Computational Studies of the Role of Substituents on the Reactivity and Biological Activities of Naphthoic Acid

Substituents play a major role in influencing the reactivity and biological activity of aromatic compounds. Substituents affect the conductivity of molecular electronic and photoresponsive switches, light harvesting dye-sensitized solar cells and organic electroluminescent devices. A number of quantum mechanical methods corresponding to stabilization energy, charge of substituent active region, energy dispersive analysis, and molecular electrostatic potential help in the description of substituent effect in aromatic systems. In the present work we carried out computational studies for the estimation of chemical and structural properties of a chemical library of nine ortho substituted naphthoic acids. The chemical reactivity of the selected substituted naphthoic acids was assessed from a number of physicochemical properties such as total energy, HOMO-LUMO gap, chemical hardness, binding energy, ionization potential, electron affinity, electronegativity, electrochemical potential, global softness, electrophilicity and dipole moment.
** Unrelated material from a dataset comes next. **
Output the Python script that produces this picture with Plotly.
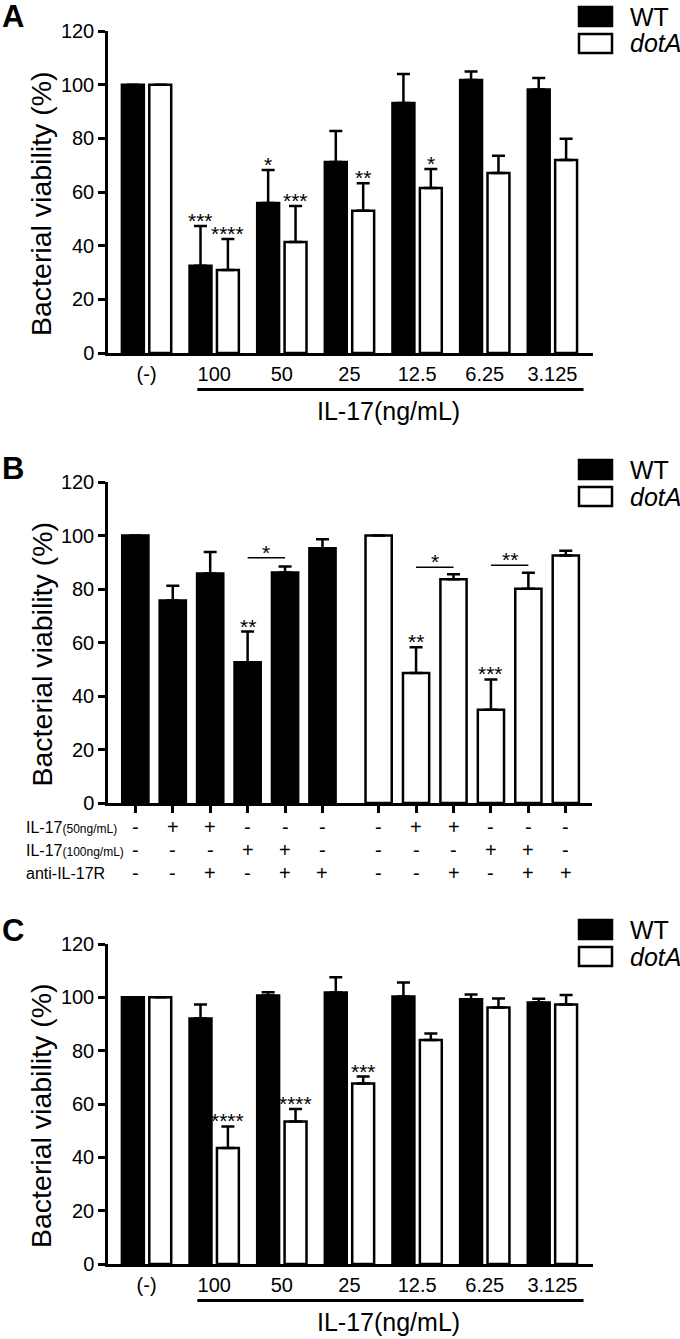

The effect of the electron-donor groups on conjugation of ortho substituted naphthoic acid was investigated by correlating the calculated rotational barriers of transition state of cis and trans ortho-substituted naphthoic acids to observe change in single bond length, double bond length, bond angle, dihedral angle, and rotational frequency of carboxylic group of substituted napthoic acids. The rotational barrier correlated with the geometric, atomic, molecular, and spectroscopic parameters. Moreover, quantitative structure–activity relationship (QSAR) analyses was performed and the obtained structural properties were linked with biological activities.